Championing Voters Rights

The best response to new voting restrictions is more voter education and outreach, says Elizabeth Kelleher, BA ’13

Story by Beth Brosnan
Photography courtesy of Elizabeth Kelleher

Portrait photo of Elizabeth Kelleher

There are two truths that Elizabeth Kelleher, BA ’13, holds to be self-evident: that both education and elections have the power to change lives.

 

That’s why she spent most of 2020 working to provide over 700,000 poll workers with the up-to-date information they needed to oversee the elections and ensure that every vote would be counted.

 

As a research manager with the Fair Elections Center, a nonpartisan voting rights and election reform organization, Kelleher contacted state and local officials around the country and compiled a comprehensive database of election regulations in more than 5,000 voting jurisdictions nationwide.
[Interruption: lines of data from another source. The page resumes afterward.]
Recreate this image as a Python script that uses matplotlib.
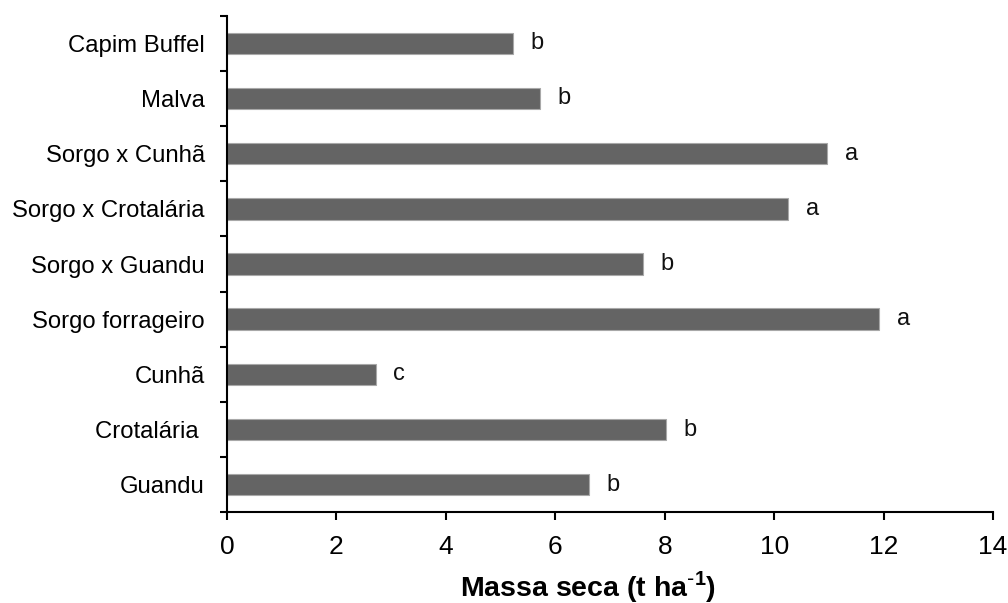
import matplotlib
matplotlib.use("Agg")
import matplotlib.pyplot as plt
from matplotlib import font_manager
import numpy as np

categories = ["Guandu", "Crotalária ", "Cunhã", "Sorgo forrageiro", "Sorgo x Guandu",
              "Sorgo x Crotalária", "Sorgo x Cunhã", "Malva", "Capim Buffel"]
values = [6.62, 8.03, 2.72, 11.92, 7.61, 10.26, 10.97, 5.72, 5.23]
letters = ["b", "b", "c", "a", "b", "a", "a", "b", "b"]
xticks = [0, 2, 4, 6, 8, 10, 12, 14]

plt.rcParams['font.family'] = ['Liberation Sans', 'DejaVu Sans']

fig = plt.figure(figsize=(10.08, 6.03), dpi=100)
ax = fig.add_axes([227/1008, 1 - 512.3/603, (993-227)/1008, (512.3-15.7)/603])

y = np.arange(len(categories))
ax.barh(y, values, height=0.39, color='#646464', edgecolor='#a8a8a8', linewidth=0.8, zorder=2)

for yi, v, l in zip(y, values, letters):
    ax.annotate(l, xy=(v, yi), xytext=(12.5, 0), textcoords='offset points',
                ha='left', va='center', fontsize=17, color='#111111')

ax.set_xlim(0, 14)
ax.set_ylim(-0.5, len(categories) - 0.5)
ax.set_xticks(xticks)
ax.set_xticklabels([str(t) for t in xticks], fontsize=19)
ax.set_yticks(y)
ax.set_yticklabels(categories, fontsize=17.2)
ax.set_yticks(np.arange(-0.5, len(categories)), minor=True)
ax.tick_params(axis='y', which='major', length=0, pad=16)
ax.tick_params(axis='y', which='minor', length=5, width=1.5, direction='out')
ax.tick_params(axis='x', which='major', length=5.5, width=1.5, direction='out', pad=11)

for s in ['top', 'right']:
    ax.spines[s].set_visible(False)
for s in ['left', 'bottom']:
    ax.spines[s].set_linewidth(1.5)
    ax.spines[s].set_color('black')

ax.set_xlabel("Massa seca (t ha$^{\\mathregular{\\text{-}1}}$)", fontsize=20.5,
              fontweight='bold')
ax.xaxis.set_label_coords((588 - 227) / 766, -(569 - 512.3) / 496.6, transform=ax.transAxes)
ax.xaxis.label.set_va('top')

fig.savefig("out.png", dpi=100)
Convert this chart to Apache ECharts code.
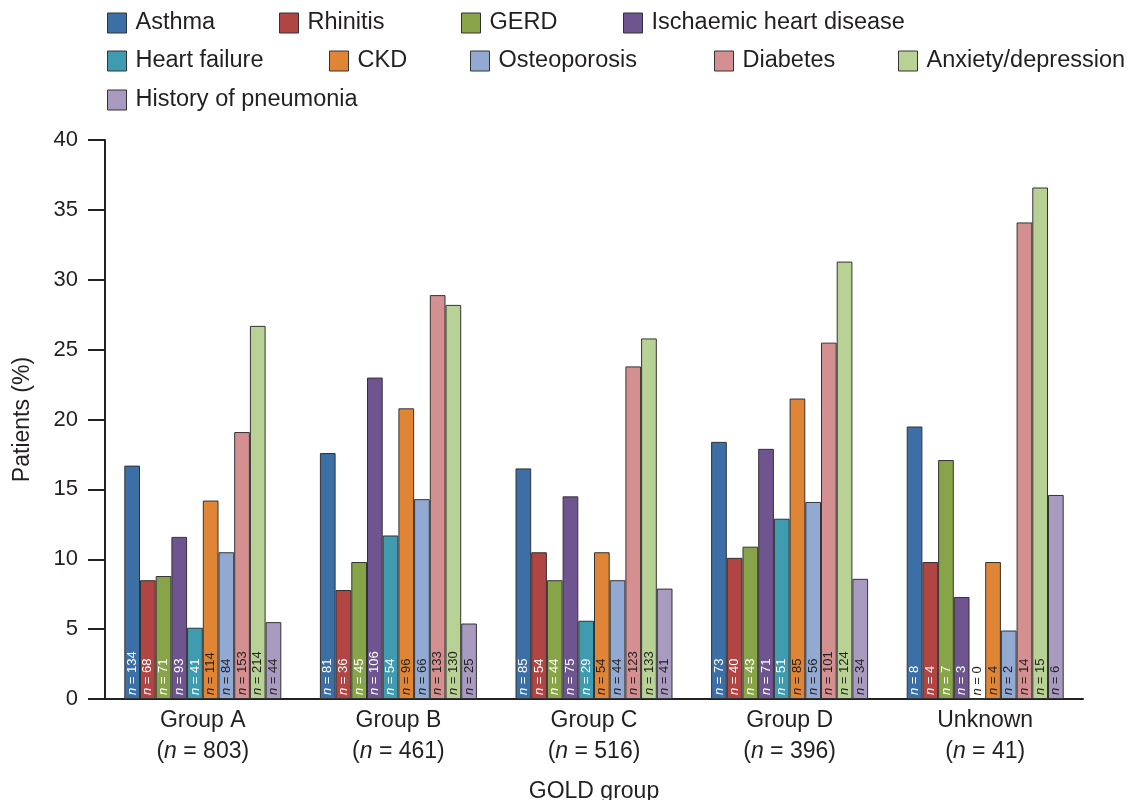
<!DOCTYPE html>
<html>
<head>
<meta charset="utf-8">
<script src="https://cdn.jsdelivr.net/npm/echarts@6/dist/echarts.min.js"></script>
<style>html,body{margin:0;padding:0;background:#fff}#c{width:1134px;height:800px}</style>
</head>
<body>
<div id="c"></div>
<script>
// Categories (GOLD groups) and group sizes
const groups = ['Group A', 'Group B', 'Group C', 'Group D', 'Unknown'];
const groupN = [803, 461, 516, 396, 41];
const seriesNames = ['Asthma', 'Rhinitis', 'GERD', 'Ischaemic heart disease', 'Heart failure', 'CKD', 'Osteoporosis', 'Diabetes', 'Anxiety/depression', 'History of pneumonia'];
const colors = ['#3c6fa6', '#b04543', '#88a448', '#6f5590', '#3f9bb0', '#e08535', '#92aad2', '#d49090', '#b8d296', '#a99bc0'];
// Percent of patients
const asthma    = [16.7, 17.6, 16.5, 18.4, 19.5];
const rhinitis  = [8.5, 7.8, 10.5, 10.1, 9.8];
const gerd      = [8.8, 9.8, 8.5, 10.9, 17.1];
const ihd       = [11.6, 23.0, 14.5, 17.9, 7.3];
const hf        = [5.1, 11.7, 5.6, 12.9, 0];
const ckd       = [14.2, 20.8, 10.5, 21.5, 9.8];
const osteo     = [10.5, 14.3, 8.5, 14.1, 4.9];
const diabetes  = [19.1, 28.9, 23.8, 25.5, 34.1];
const anxiety   = [26.7, 28.2, 25.8, 31.3, 36.6];
const pneumonia = [5.5, 5.4, 7.9, 8.6, 14.6];
// Patient counts shown in bars
const nAsthma    = [134, 81, 85, 73, 8];
const nRhinitis  = [68, 36, 54, 40, 4];
const nGerd      = [71, 45, 44, 43, 7];
const nIhd       = [93, 106, 75, 71, 3];
const nHf        = [41, 54, 29, 51, 0];
const nCkd       = [114, 96, 54, 85, 4];
const nOsteo     = [84, 66, 44, 56, 2];
const nDiabetes  = [153, 133, 123, 101, 14];
const nAnxiety   = [214, 130, 133, 124, 15];
const nPneumonia = [44, 25, 41, 34, 6];
// Y axis ticks
const yTicks = [0, 5, 10, 15, 20, 25, 30, 35, 40];

const values = [asthma, rhinitis, gerd, ihd, hf, ckd, osteo, diabetes, anxiety, pneumonia];
const counts = [nAsthma, nRhinitis, nGerd, nIhd, nHf, nCkd, nOsteo, nDiabetes, nAnxiety, nPneumonia];
const lightLabel = [true, true, true, true, true, false, false, false, false, false];

const FONT = "'Liberation Sans', Arial, Helvetica, sans-serif";
const TXT = '#231f20';

const legendPos = [
  [107, 11], [279, 11], [461, 11], [623, 11],
  [107, 49], [329, 49], [470, 49], [714, 49], [898, 49],
  [107, 88]
];

const legends = seriesNames.map((name, i) => ({
  data: [name],
  left: legendPos[i][0],
  top: legendPos[i][1],
  padding: 0,
  icon: 'rect',
  itemWidth: 19,
  itemHeight: 20,
  selectedMode: false,
  itemStyle: { borderColor: '#333', borderWidth: 1 },
  textStyle: { fontFamily: FONT, fontSize: 23.5, color: TXT, lineHeight: 24, padding: [0, 0, 0, 4] }
}));

const series = seriesNames.map((name, i) => ({
  name: name,
  type: 'bar',
  barWidth: 15.7,
  barGap: '0%',
  itemStyle: { color: colors[i], borderColor: '#333', borderWidth: 1 },
  data: values[i].map((v, j) => {
    const d = { value: v, n: counts[i][j] };
    if (v === 0) d.label = { color: TXT };
    return d;
  }),
  label: {
    show: true,
    position: 'insideBottom',
    distance: 4,
    rotate: 90,
    align: 'left',
    verticalAlign: 'middle',
    fontFamily: FONT,
    fontSize: 13,
    color: lightLabel[i] ? '#ffffff' : TXT,
    formatter: p => '{i|n} = ' + p.data.n,
    rich: { i: { fontStyle: 'italic', fontFamily: FONT, fontSize: 13 } }
  },
  emphasis: { disabled: true }
}));

const chart = echarts.init(document.getElementById('c'), null, { renderer: 'canvas' });
chart.setOption({
  animation: false,
  backgroundColor: '#fff',
  legend: legends,
  grid: { left: 105, right: 51, top: 140, bottom: 101, containLabel: false, outerBoundsMode: 'none' },
  xAxis: {
    type: 'category',
    data: groups,
    name: 'GOLD group',
    nameLocation: 'middle',
    nameGap: 81,
    nameTextStyle: { fontFamily: FONT, fontSize: 23, color: TXT },
    axisLine: { show: true, lineStyle: { color: '#222', width: 2 } },
    axisTick: { show: false },
    axisLabel: {
      interval: 0,
      margin: 6,
      fontFamily: FONT,
      fontSize: 23,
      color: TXT,
      lineHeight: 31,
      formatter: (v, idx) => '{g|' + v + '}\n{g|(}{i|n}{g| = ' + groupN[idx] + ')}',
      rich: {
        g: { fontFamily: FONT, fontSize: 23, color: TXT, lineHeight: 31 },
        i: { fontFamily: FONT, fontSize: 23, color: TXT, fontStyle: 'italic', lineHeight: 31 }
      }
    }
  },
  yAxis: {
    type: 'value',
    min: yTicks[0],
    max: yTicks[yTicks.length - 1],
    interval: 5,
    name: 'Patients (%)',
    nameLocation: 'middle',
    nameGap: 71,
    nameTextStyle: { fontFamily: FONT, fontSize: 23, color: TXT },
    axisLine: { show: true, lineStyle: { color: '#222', width: 2 } },
    axisTick: { show: true, inside: false, length: 17, lineStyle: { color: '#222', width: 2 } },
    axisLabel: { margin: 27, fontFamily: FONT, fontSize: 22, color: TXT },
    splitLine: { show: false }
  },
  series: series
});
</script>
</body>
</html>
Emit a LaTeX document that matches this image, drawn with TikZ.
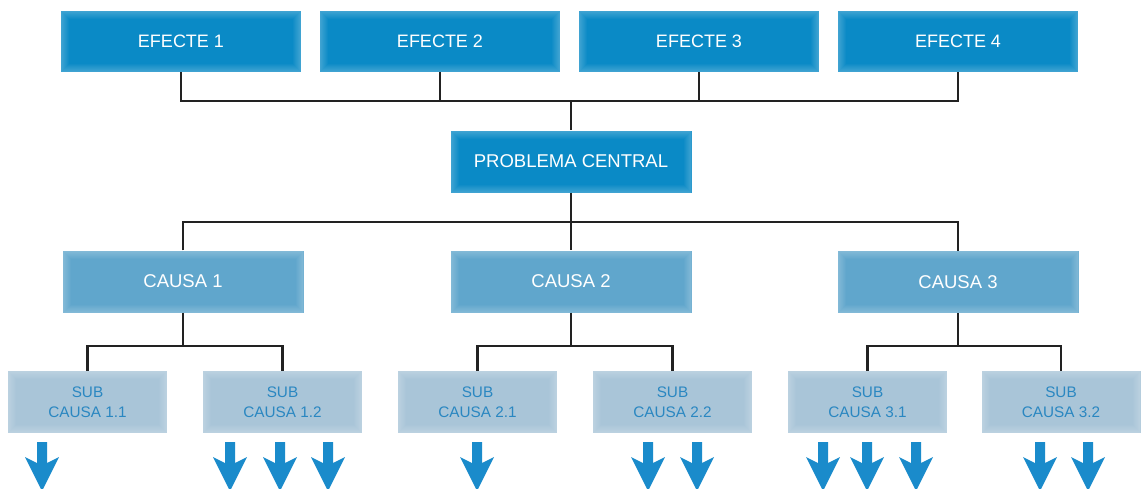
\documentclass[tikz,border=0pt]{standalone}
\usepackage{fontspec}
\setmainfont{Liberation Sans}
\usetikzlibrary{calc}

\definecolor{effblue}{HTML}{0A8AC6}
\definecolor{causeblue}{HTML}{60A6CC}
\definecolor{subfill}{HTML}{A9C5D8}
\definecolor{subtext}{HTML}{2A87C1}
\definecolor{arrowblue}{HTML}{1A8BCB}
\definecolor{linegray}{HTML}{222222}

\tikzset{
  % soft lighter rim fading inward
  softedge/.style={
    path picture={
      \foreach \i in {0,...,7}{
        \pgfmathsetmacro{\op}{0.22-0.027*\i}
        \draw[white, opacity=\op, line width=1pt]
          ([shift={(\i pt+0.5pt,\i pt+0.5pt)}]path picture bounding box.south west)
          rectangle
          ([shift={(-\i pt-0.5pt,-\i pt-0.5pt)}]path picture bounding box.north east);
      }
    }
  },
  effbox/.style={rectangle, fill=effblue, softedge, text=white,
    minimum width=240pt, minimum height=61pt, inner sep=0pt,
    font=\fontsize{18}{20}\selectfont},
  causebox/.style={rectangle, fill=causeblue, softedge, text=white,
    minimum width=241pt, minimum height=62pt, inner sep=0pt,
    font=\fontsize{18.5}{20}\selectfont},
  subbox/.style={rectangle, fill=subfill, softedge, text=subtext,
    minimum width=159pt, minimum height=62pt, inner sep=0pt, align=center,
    font=\fontsize{15.3}{20}\selectfont},
  link/.style={draw=linegray, line width=2.2pt},
  downarrow/.style={fill=arrowblue, draw=none},
}

\begin{document}
\begin{tikzpicture}[x=1pt,y=-1pt]
\useasboundingbox (0,0) rectangle (1141,488);
\clip (0,0) rectangle (1141,488);

% effects
\node[effbox] (e1) at (181,41.5) {EFECTE 1};
\node[effbox] (e2) at (440,41.5) {EFECTE 2};
\node[effbox] (e3) at (699,41.5) {EFECTE 3};
\node[effbox] (e4) at (958,41.5) {EFECTE 4};

% central problem
\node[effbox, minimum width=241pt, minimum height=62pt,
      font=\fontsize{18.5}{20}\selectfont] (pc) at (571,161.5) {PROBLEMA CENTRAL};

% causes
\node[causebox] (c1) at (183,281.5) {CAUSA 1};
\node[causebox] (c2) at (571,281.5) {CAUSA 2};
\node[causebox] (c3) at (958,282) {CAUSA 3};

% sub-causes
\node[subbox] (s11) at (87.5,402)  {SUB\\CAUSA 1.1};
\node[subbox] (s12) at (282.5,402) {SUB\\CAUSA 1.2};
\node[subbox] (s21) at (477.5,402) {SUB\\CAUSA 2.1};
\node[subbox] (s22) at (672.5,402) {SUB\\CAUSA 2.2};
\node[subbox] (s31) at (867.5,402) {SUB\\CAUSA 3.1};
\node[subbox] (s32) at (1061,402)  {SUB\\CAUSA 3.2};

% bus lines
\coordinate (b1) at (571,101);
\coordinate (b2) at (571,222);
\coordinate (b31) at (183,346);
\coordinate (b32) at (571,346);
\coordinate (b33) at (958,346);

% effects -> problem
\draw[link] (e1.south) |- (b1) -| (e4.south);
\draw[link] (e2.south) -- (e2.south |- b1);
\draw[link] (e3.south) -- (e3.south |- b1);
\draw[link] (b1) -- (pc.north);

% problem -> causes
\draw[link] (c1.north) |- (b2) -| (c3.north);
\draw[link] (pc.south) -- (c2.north);

% causes -> sub-causes
\draw[link] (s11.north) |- (b31) -| (s12.north);
\draw[link] (c1.south) -- (b31);
\draw[link] (s21.north) |- (b32) -| (s22.north);
\draw[link] (c2.south) -- (b32);
\draw[link] (s31.north) |- (b33) -| (s32.north);
\draw[link] (c3.south) -- (b33);

% downward arrows below the sub-causes
\foreach \x in {42,230,280,328,477,648,697,823,867,916,1040,1088}{
  \fill[downarrow] (\x-5,442) -- (\x+5,442) -- (\x+5,463) -- (\x+17,457)
    -- (\x,491) -- (\x-17,457) -- (\x-5,463) -- cycle;
}
\end{tikzpicture}
\end{document}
In areas where the pandemic threatened to reduce the number of available poll workers, she helped with recruitment efforts. She also updated student voting guides with new COVID-19-related guidelines.

 

A self-described “policy wonk,” Kelleher relishes this kind of research, but she knows many Americans have neither the time nor bandwidth to follow politics closely, much less track changes in election laws. “I believe that when people understand their opportunities, they rise to them,” she says. “But when they don’t, often they won’t. Access to information is a driving factor in whether people participate in politics.”

 

Kelleher credits two educators with awakening her own interest in politics: her high school civics teacher and Suffolk professor Rachael Cobb, chair of the Political Science & Legal Studies Department, who took a topic that “could have been all theory and made it real. She is such an advocate for students to participate in the political process.”

 

As part of her Elections and Voting course, Cobb encouraged students to volunteer as poll workers during the 2012 elections. Kelleher was hooked. She wrote a paper on state laws governing poll workers, and followed that up with an ambitious research project for InterFuture, the respected intercultural studies program, on voting patterns and attitudes among college students in both the U.S. and Costa Rica. In 2018, as a student at the Harvard Graduate School of Education, she helped lead Harvard’s student voter registration drive.

 

Kelleher, who recently joined the global student exchange program World Learning as a program officer, says she was thrilled by the record turnout during the 2020 elections. However, she also was not completely surprised by the wave of restrictive state voting laws that followed, nor by ongoing attempts to discredit the election results and the officials who oversaw them. “It’s unfortunate that we’re at a point where some people feel they need to limit voting in order to win,” she says.

 

The best response to more restrictions, she adds, is more voter education and outreach, as well as legislation that expands voting rights, which some states have passed. In states like Maryland and Colorado, she says, voting will be easier moving forward.

 

“If we want a representative democracy,” she says, “we need people to vote. And 2020 taught us that if we make it accessible, people will vote. If we make it clear and easy to understand, people will vote. We saw that happen, and across party lines. As a country, I think we can do hard things when we put in the effort. And that leaves me with hope.”